ANALYSIS: Colombia, Ecuador struggle with anarchy on the border


Colombian marines on Sunday perform guard duty along the Mira river in Imbili, Tumaco Municipality, in the Colombian department of Narino near the border with Ecuador.

Photo: AFP

The kidnapping and killing of two journalists working for Ecuador’s El Comercio newspaper and their driver has thrown up an uncomfortable truth for Colombia and Ecuador, analysts said: Their long-neglected border has become a drug traffickers’ nirvana.

The two governments sent troops into the dense jungle area to hunt for the killers and re-establish control over a region that analysts said has become a key corridor for the supply of cocaine to the US.

Ecuadoran Minister of the Interior Cesar Navas had sent 550 police and troops, backed by tanks and a helicopter, to take “total control” of the border town of Mataje, where the journalists were kidnapped, he said on Sunday.

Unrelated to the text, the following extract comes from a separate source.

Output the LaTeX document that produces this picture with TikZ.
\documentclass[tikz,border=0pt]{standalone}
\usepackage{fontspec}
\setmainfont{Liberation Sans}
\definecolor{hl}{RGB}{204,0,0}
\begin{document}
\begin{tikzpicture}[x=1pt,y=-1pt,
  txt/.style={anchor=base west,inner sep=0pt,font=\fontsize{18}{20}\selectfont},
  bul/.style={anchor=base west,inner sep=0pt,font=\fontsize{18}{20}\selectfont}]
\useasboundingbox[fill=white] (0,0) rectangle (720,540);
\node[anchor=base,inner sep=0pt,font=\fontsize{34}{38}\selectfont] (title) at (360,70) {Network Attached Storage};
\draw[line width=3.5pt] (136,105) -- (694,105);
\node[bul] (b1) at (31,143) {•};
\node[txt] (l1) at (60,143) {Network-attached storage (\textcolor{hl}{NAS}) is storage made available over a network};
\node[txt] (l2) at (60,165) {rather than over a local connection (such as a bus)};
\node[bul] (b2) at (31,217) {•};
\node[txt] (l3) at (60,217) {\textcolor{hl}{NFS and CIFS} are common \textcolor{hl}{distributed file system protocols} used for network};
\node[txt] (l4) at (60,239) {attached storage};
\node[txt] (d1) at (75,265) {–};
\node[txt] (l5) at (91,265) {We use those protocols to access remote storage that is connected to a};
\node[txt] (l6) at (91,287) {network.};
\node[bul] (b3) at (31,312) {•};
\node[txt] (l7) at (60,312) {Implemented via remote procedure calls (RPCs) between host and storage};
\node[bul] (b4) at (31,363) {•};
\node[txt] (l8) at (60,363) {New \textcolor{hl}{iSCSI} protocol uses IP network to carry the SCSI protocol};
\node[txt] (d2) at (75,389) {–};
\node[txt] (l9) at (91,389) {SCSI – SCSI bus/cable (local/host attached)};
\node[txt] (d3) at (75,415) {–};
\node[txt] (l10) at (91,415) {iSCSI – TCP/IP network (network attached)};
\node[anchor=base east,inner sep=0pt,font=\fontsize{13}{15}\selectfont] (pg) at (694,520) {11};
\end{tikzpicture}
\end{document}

As part of a coordinated operation, Bogota sent troops into the Tumaco area on the Colombian side of the border, known as the zone with the world’s highest density of coca-leaf plantations.

The northwestern area is marked by dense jungle, criss-crossed by rivers, leading into the Pacific — an ideal launching pad for seaborne drug shipments and “transnational crime” under the influence of the Mexican drug cartels, local Colombian military commander General Mauricio Zabala said.

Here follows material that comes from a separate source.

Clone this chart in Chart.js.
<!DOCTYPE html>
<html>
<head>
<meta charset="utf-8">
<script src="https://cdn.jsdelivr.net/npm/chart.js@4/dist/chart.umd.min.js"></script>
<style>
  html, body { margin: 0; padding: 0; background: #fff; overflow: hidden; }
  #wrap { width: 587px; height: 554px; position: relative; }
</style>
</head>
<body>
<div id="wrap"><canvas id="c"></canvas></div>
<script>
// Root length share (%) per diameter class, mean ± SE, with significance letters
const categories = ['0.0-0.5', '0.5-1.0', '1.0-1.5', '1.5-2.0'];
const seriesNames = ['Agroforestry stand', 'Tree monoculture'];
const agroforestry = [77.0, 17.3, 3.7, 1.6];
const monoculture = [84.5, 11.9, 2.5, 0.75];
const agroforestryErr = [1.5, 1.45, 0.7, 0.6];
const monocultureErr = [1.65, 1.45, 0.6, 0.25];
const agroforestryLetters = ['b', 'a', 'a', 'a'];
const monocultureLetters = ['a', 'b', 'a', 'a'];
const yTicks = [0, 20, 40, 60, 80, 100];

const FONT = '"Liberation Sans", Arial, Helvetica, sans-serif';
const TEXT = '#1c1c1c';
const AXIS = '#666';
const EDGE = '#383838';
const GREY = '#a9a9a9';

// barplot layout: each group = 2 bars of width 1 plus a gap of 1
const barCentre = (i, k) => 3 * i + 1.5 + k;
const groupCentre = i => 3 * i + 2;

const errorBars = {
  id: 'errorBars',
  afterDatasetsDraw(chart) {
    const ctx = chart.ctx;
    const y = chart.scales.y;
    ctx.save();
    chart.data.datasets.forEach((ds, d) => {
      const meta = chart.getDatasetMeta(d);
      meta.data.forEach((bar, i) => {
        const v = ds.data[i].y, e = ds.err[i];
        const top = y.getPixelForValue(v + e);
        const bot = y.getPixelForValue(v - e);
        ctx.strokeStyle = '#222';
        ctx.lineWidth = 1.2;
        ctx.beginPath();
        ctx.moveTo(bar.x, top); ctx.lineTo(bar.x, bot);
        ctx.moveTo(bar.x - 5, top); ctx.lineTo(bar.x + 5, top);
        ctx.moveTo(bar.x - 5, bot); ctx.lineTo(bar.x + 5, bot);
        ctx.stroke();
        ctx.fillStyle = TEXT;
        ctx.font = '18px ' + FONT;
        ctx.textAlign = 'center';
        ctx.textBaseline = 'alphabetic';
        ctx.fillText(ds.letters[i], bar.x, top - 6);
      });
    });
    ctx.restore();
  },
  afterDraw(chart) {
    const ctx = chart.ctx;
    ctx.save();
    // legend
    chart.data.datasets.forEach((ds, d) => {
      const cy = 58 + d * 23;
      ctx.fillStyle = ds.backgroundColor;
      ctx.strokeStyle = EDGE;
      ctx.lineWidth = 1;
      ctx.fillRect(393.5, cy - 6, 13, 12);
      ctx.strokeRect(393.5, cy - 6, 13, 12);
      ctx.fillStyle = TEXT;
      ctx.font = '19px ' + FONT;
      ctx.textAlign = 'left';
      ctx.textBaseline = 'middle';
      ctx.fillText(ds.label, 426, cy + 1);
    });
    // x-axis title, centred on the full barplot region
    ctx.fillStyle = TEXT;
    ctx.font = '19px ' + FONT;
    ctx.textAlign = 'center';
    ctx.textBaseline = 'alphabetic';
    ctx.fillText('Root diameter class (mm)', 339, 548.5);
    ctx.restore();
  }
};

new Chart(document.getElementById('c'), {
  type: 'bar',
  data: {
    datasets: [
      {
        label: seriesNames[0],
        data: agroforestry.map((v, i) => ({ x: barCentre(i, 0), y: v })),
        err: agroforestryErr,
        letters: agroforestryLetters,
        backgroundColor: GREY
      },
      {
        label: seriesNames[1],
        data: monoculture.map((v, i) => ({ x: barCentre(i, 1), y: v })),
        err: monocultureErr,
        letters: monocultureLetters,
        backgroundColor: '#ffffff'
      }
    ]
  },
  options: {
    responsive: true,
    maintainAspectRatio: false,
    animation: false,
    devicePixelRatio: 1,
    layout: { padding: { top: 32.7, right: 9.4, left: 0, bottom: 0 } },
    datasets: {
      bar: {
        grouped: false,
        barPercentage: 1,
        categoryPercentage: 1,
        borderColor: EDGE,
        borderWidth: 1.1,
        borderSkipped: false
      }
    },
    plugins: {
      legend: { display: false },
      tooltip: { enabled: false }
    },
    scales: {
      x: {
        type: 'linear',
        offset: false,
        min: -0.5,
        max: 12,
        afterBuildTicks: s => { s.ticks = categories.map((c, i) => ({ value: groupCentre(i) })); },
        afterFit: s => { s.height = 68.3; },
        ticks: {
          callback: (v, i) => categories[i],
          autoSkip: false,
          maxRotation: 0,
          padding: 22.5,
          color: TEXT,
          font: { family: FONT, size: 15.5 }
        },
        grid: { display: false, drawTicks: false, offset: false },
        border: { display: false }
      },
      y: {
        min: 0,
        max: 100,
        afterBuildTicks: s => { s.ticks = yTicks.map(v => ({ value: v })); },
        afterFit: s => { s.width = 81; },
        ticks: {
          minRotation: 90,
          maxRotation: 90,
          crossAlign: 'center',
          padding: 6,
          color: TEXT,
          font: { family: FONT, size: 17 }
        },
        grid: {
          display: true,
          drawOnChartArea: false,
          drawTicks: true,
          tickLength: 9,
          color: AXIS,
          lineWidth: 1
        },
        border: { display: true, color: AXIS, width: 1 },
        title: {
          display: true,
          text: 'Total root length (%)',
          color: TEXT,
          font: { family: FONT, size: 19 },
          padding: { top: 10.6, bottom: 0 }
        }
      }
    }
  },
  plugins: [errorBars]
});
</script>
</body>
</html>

This is the fiefdom of the Oliver Sinisterra Front, which claimed responsibility for the kidnappings of Javier Ortega, Paul Rivas and their driver Efrain Segarra.

Its leader is Walter Patricio Artizala, better known by his nom de guerre Guacho, a former middle-ranking Revolutionary Armed Forces of Colombia (FARC) commander known to operate on both sides of the border with about 80 fighters.

“Guacho will fall, sooner or later,” Colombian President Juan Manuel Santos said on Sunday, confirming that the kingpin is on a list of high-value targets.

“The highly present Mexican cartels see that one of their main cocaine supply sources is drying up, that is why they are trying to generate violence,” he added.

However, the full-on military approach being undertaken by the governments does risk unleashing a fresh wave of violence, said analyst Fernando Carrion, citing the bloodshed under former Mexican president Felipe Calderon’s governmen, from 2006 to 2012s.

In depressed areas like this one “an economic policy is required so that there is substitution of crops, so that the income of the inhabitants doesn’t come from narcotics,” Santos said.

“We have to have a multilateral policy, where there are issues of economy, politics and obviously military issues,” said Carrion, an expert in security at the Latin American Faculty of Social Sciences in Quito.

The situation has not been helped by glaringly contradictory statements coming from each government.

Navas said the journalist team was killed on the Colombian side of the border.

“They were murdered on Colombian territory,” he said, tacitly putting the onus on Bogota to find and repatriate the bodies.

Colombian President Juan Manuel Santos said they were killed in Ecuador, where they were kidnapped.

The two governments also differ on the nationality of Guacho, the man that they hold responsible for the murders, with each claiming that he is the national of the other country.

“The impression is that there has been a kind of hand-washing going on and a handing on of responsibility to the other side,” Carrion said.

It is an uncomfortable reminder of old diplomatic failings in the region.